Opinionista Sisonke Msimang 14 August 2013

Dear Corruption Watch, what about the victim?

The day before Women’s Day, Corruption Watch issued a statement that “publically censured” Zwelinzima Vavi, but failed to take any action against him. The “censure”, of course, is meaningless. It represents a limp-wristed flick of the hand, the sort of “naughty boy!” with a wink and a nudge to which victims and survivors of sexual abuse have become accustomed. But the inaction of the corruption watchdog speaks to a deeper problem: there are too few prominent black people in “progressive circles” who have the ear of those in the state. In siding with Vavi, Corruption Watch raises many questions about its own credibility.

The statement that Corruption Watch issued last week read like the SADC Observer Mission Report on Zimbabwe. It provided a commendable and strongly worded description of Mr Vavi’s wrongdoing, and ended with a “censure” which is the moral equivalent of SADC’s declaration that the Zimbabwe election was “free and peaceful”. Like SADC, it seems Corruption Watch was hoping that no one would notice that the “fair” is missing.

A full two weeks after everyone in the country had concluded that the unequal power dynamic between Vavi and the complainant made his admitted actions highly inappropriate, the board finally weighed in by agreeing with the public consensus, and then essentially indicating that they would do nothing about it. Given what the day has come to mean in a country with soaring rates of crime and violence, it is apt that the statement was issued on Women’s Day.

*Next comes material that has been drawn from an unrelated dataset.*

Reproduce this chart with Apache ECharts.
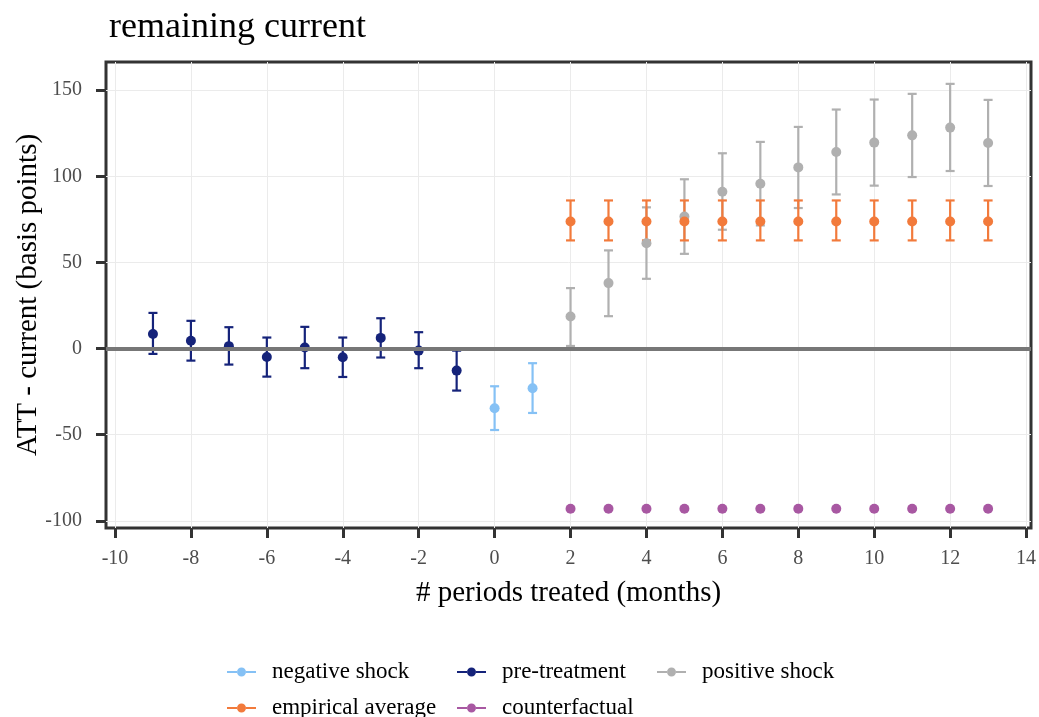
<!DOCTYPE html>
<html>
<head>
<meta charset="utf-8">
<script src="https://cdn.jsdelivr.net/npm/echarts@6/dist/echarts.min.js"></script>
<style>
html,body{margin:0;padding:0;background:#fff;}
#chart{width:1039px;height:717px;}
</style>
</head>
<body>
<div id="chart"></div>
<script>
// ---- data ----
var xTicks = [-10, -8, -6, -4, -2, 0, 2, 4, 6, 8, 10, 12, 14];
var yTicks = [-100, -50, 0, 50, 100, 150];

var negX  = [0, 1];
var negY  = [-34.7, -23.1];
var negLo = [-47.3, -37.4];
var negHi = [-21.9, -8.5];

var preX  = [-9, -8, -7, -6, -5, -4, -3, -2, -1];
var preY  = [8.5, 4.5, 1.4, -4.9, 0.6, -5.0, 6.2, -1.2, -12.8];
var preLo = [-3.1, -7.0, -9.3, -16.3, -11.4, -16.5, -5.2, -11.4, -24.4];
var preHi = [20.7, 16.1, 12.4, 6.4, 12.6, 6.4, 17.6, 9.5, -1.2];

var posX  = [2, 3, 4, 5, 6, 7, 8, 9, 10, 11, 12, 13];
var posY  = [18.6, 38.0, 61.2, 76.7, 91.1, 95.7, 105.2, 114.1, 119.6, 123.8, 128.3, 119.4];
var posLo = [1.5, 18.8, 40.5, 55.0, 69.0, 71.5, 81.6, 89.5, 94.6, 99.6, 103.1, 94.4];
var posHi = [35.1, 57.0, 82.0, 98.3, 113.4, 120.0, 128.7, 138.8, 144.6, 147.9, 153.7, 144.4];

var empX  = [2, 3, 4, 5, 6, 7, 8, 9, 10, 11, 12, 13];
var empY  = [73.8, 73.8, 73.8, 73.8, 73.8, 73.8, 73.8, 73.8, 73.8, 73.8, 73.8, 73.8];
var empLo = [62.8, 62.8, 62.8, 62.8, 62.8, 62.8, 62.8, 62.8, 62.8, 62.8, 62.8, 62.8];
var empHi = [86.0, 86.0, 86.0, 86.0, 86.0, 86.0, 86.0, 86.0, 86.0, 86.0, 86.0, 86.0];

var cfX   = [2, 3, 4, 5, 6, 7, 8, 9, 10, 11, 12, 13];
var cfY   = [-93.0, -93.0, -93.0, -93.0, -93.0, -93.0, -93.0, -93.0, -93.0, -93.0, -93.0, -93.0];

var NAMES = ['negative shock', 'pre-treatment', 'positive shock', 'empirical average', 'counterfactual'];
var COLORS = {
  'negative shock': '#85c1f5',
  'pre-treatment': '#15237a',
  'positive shock': '#b0b0b0',
  'empirical average': '#f27a3b',
  'counterfactual': '#a858a2'
};

var FONT = 'Liberation Serif';

function zip(xs, ys) { return xs.map(function (x, i) { return [x, ys[i]]; }); }
function zip3(xs, lo, hi) { return xs.map(function (x, i) { return [x, lo[i], hi[i]]; }); }

function errBar(name, xs, lo, hi) {
  var col = COLORS[name];
  return {
    type: 'custom',
    name: name + ' bars',
    z: 3,
    data: zip3(xs, lo, hi),
    encode: { x: 0, y: [1, 2] },
    silent: true,
    renderItem: function (params, api) {
      var x = api.value(0);
      var a = api.coord([x, api.value(1)]);
      var b = api.coord([x, api.value(2)]);
      var w = 4.5;
      var st = { stroke: col, lineWidth: 2.2 };
      return {
        type: 'group',
        children: [
          { type: 'line', shape: { x1: a[0], y1: a[1], x2: b[0], y2: b[1] }, style: st },
          { type: 'line', shape: { x1: a[0] - w, y1: a[1], x2: a[0] + w, y2: a[1] }, style: st },
          { type: 'line', shape: { x1: b[0] - w, y1: b[1], x2: b[0] + w, y2: b[1] }, style: st }
        ]
      };
    }
  };
}

function pts(name, xs, ys) {
  return {
    type: 'scatter',
    name: name,
    z: 4,
    data: zip(xs, ys),
    symbol: 'circle',
    symbolSize: 10,
    itemStyle: { color: COLORS[name], opacity: 1 },
    emphasis: { disabled: true }
  };
}

var ICON = 'path://M0,3.6L10.2,3.6L10.2,5.4L0,5.4Z M10,4.5A4.5,4.5 0 1,0 19,4.5A4.5,4.5 0 1,0 10,4.5Z M18.8,3.6L29,3.6L29,5.4L18.8,5.4Z';

var legendPos = [
  { left: 227, top: 660 },
  { left: 457, top: 660 },
  { left: 657, top: 660 },
  { left: 227, top: 696 },
  { left: 457, top: 696 }
];

var legends = NAMES.map(function (n, i) {
  return {
    data: [n],
    left: legendPos[i].left,
    top: legendPos[i].top,
    padding: 0,
    itemWidth: 29,
    itemHeight: 9,
    icon: ICON,
    selectedMode: false,
    textStyle: { fontFamily: FONT, fontSize: 23, color: '#000', lineHeight: 24, padding: [0, 0, 0, 11] }
  };
});

var series = [
  {
    type: 'line',
    name: 'zero',
    data: [],
    z: 2,
    silent: true,
    markLine: {
      silent: true,
      symbol: 'none',
      label: { show: false },
      lineStyle: { color: '#777777', width: 4, type: 'solid' },
      data: [{ yAxis: 0 }]
    }
  },
  errBar('negative shock', negX, negLo, negHi),
  errBar('pre-treatment', preX, preLo, preHi),
  errBar('positive shock', posX, posLo, posHi),
  errBar('empirical average', empX, empLo, empHi),
  pts('negative shock', negX, negY),
  pts('pre-treatment', preX, preY),
  pts('positive shock', posX, posY),
  pts('empirical average', empX, empY),
  pts('counterfactual', cfX, cfY)
];

var chart = echarts.init(document.getElementById('chart'), null, { renderer: 'canvas' });
chart.setOption({
  animation: false,
  backgroundColor: '#fff',
  title: {
    text: 'remaining current',
    left: 104,
    top: 5,
    textStyle: { fontFamily: FONT, fontSize: 36, fontWeight: 'normal', color: '#000' }
  },
  legend: legends,
  grid: {
    left: 106, right: 8, top: 62, bottom: 189,
    show: true, borderColor: '#333333', borderWidth: 3, backgroundColor: 'transparent',
    containLabel: false,
    outerBoundsMode: 'none'
  },
  xAxis: {
    type: 'value',
    min: -10.237,
    max: 14.13,
    splitNumber: 12,
    name: '# periods treated (months)',
    nameLocation: 'middle',
    nameGap: 51,
    nameMoveOverlap: false,
    nameTextStyle: { fontFamily: FONT, fontSize: 29, color: '#000' },
    axisLine: { show: false, onZero: false },
    axisTick: { show: true, length: 10, lineStyle: { color: '#333333', width: 3 }, customValues: xTicks },
    axisLabel: { fontFamily: FONT, fontSize: 20, color: '#4d4d4d', margin: 21, customValues: xTicks },
    splitLine: { show: true, lineStyle: { color: '#ebebeb', width: 1 } }
  },
  yAxis: {
    type: 'value',
    min: -104.2,
    max: 166.4,
    splitNumber: 6,
    name: 'ATT - current (basis points)',
    nameLocation: 'middle',
    nameGap: 63,
    nameMoveOverlap: false,
    nameRotate: 90,
    nameTextStyle: { fontFamily: FONT, fontSize: 29, color: '#000' },
    axisLine: { show: false, onZero: false },
    axisTick: { show: true, length: 10, lineStyle: { color: '#333333', width: 3 }, customValues: yTicks },
    axisLabel: { fontFamily: FONT, fontSize: 20, color: '#4d4d4d', margin: 24, customValues: yTicks },
    splitLine: { show: true, lineStyle: { color: '#ebebeb', width: 1 } }
  },
  series: series
});
</script>
</body>
</html>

Corruption Watch’s failure to meaningfully sanction the trade union leader will have obvious repercussions for a body that seeks to hold others accountable when they abuse power and use undue influence. The organisation was provided with an extraordinary opportunity to demonstrate its commitment to integrity in public leadership. Sadly, it failed to live up to its own standards. It remains to be seen whether this strategic blunder will be used against the group as it carries out its investigations and its advocacy work.

It would be naïve not to recognise that the board is likely to have been fearful of getting drawn into factional fights within the ANC and Cosatu. Frankly that should have been a consideration when the body appointed Vavi to their board a year ago. By the time the organisation was founded, Vavi had shown fundamental errors of judgement and taken ethical shortcuts for political purposes on a number of occasions. These should have been worrying signs for the watchdog.

In 2006 Vavi wrote a barely comprehensible op-ed in the Mail & Guardian urging the media to apologise for using the phrase “generally corrupt” to describe the relationship between Zuma and Schabir Shaik. He went so far as to suggest that in the long run if they continued to persecute Zuma the media would “pave the way for a future dictator to … curb media freedom.”

Two years later, in 2008, Vavi and his then BFF Julius Malema suggested that they were prepared to “kill for Zuma”. Vavi’s exact words were: “So yes, because Jacob Zuma is one of us, and he is one of our leaders, for him, we are prepared to lay our lives (sic) and to shoot and kill.” This statement was made just days after Malema stated “We are prepared to die for Zuma. We are prepared to take up arms and kill for Zuma.”

The point in all this is that Vavi was always deeply flawed, and that Corruption Watch may have erred in selecting him to represent them in the first place.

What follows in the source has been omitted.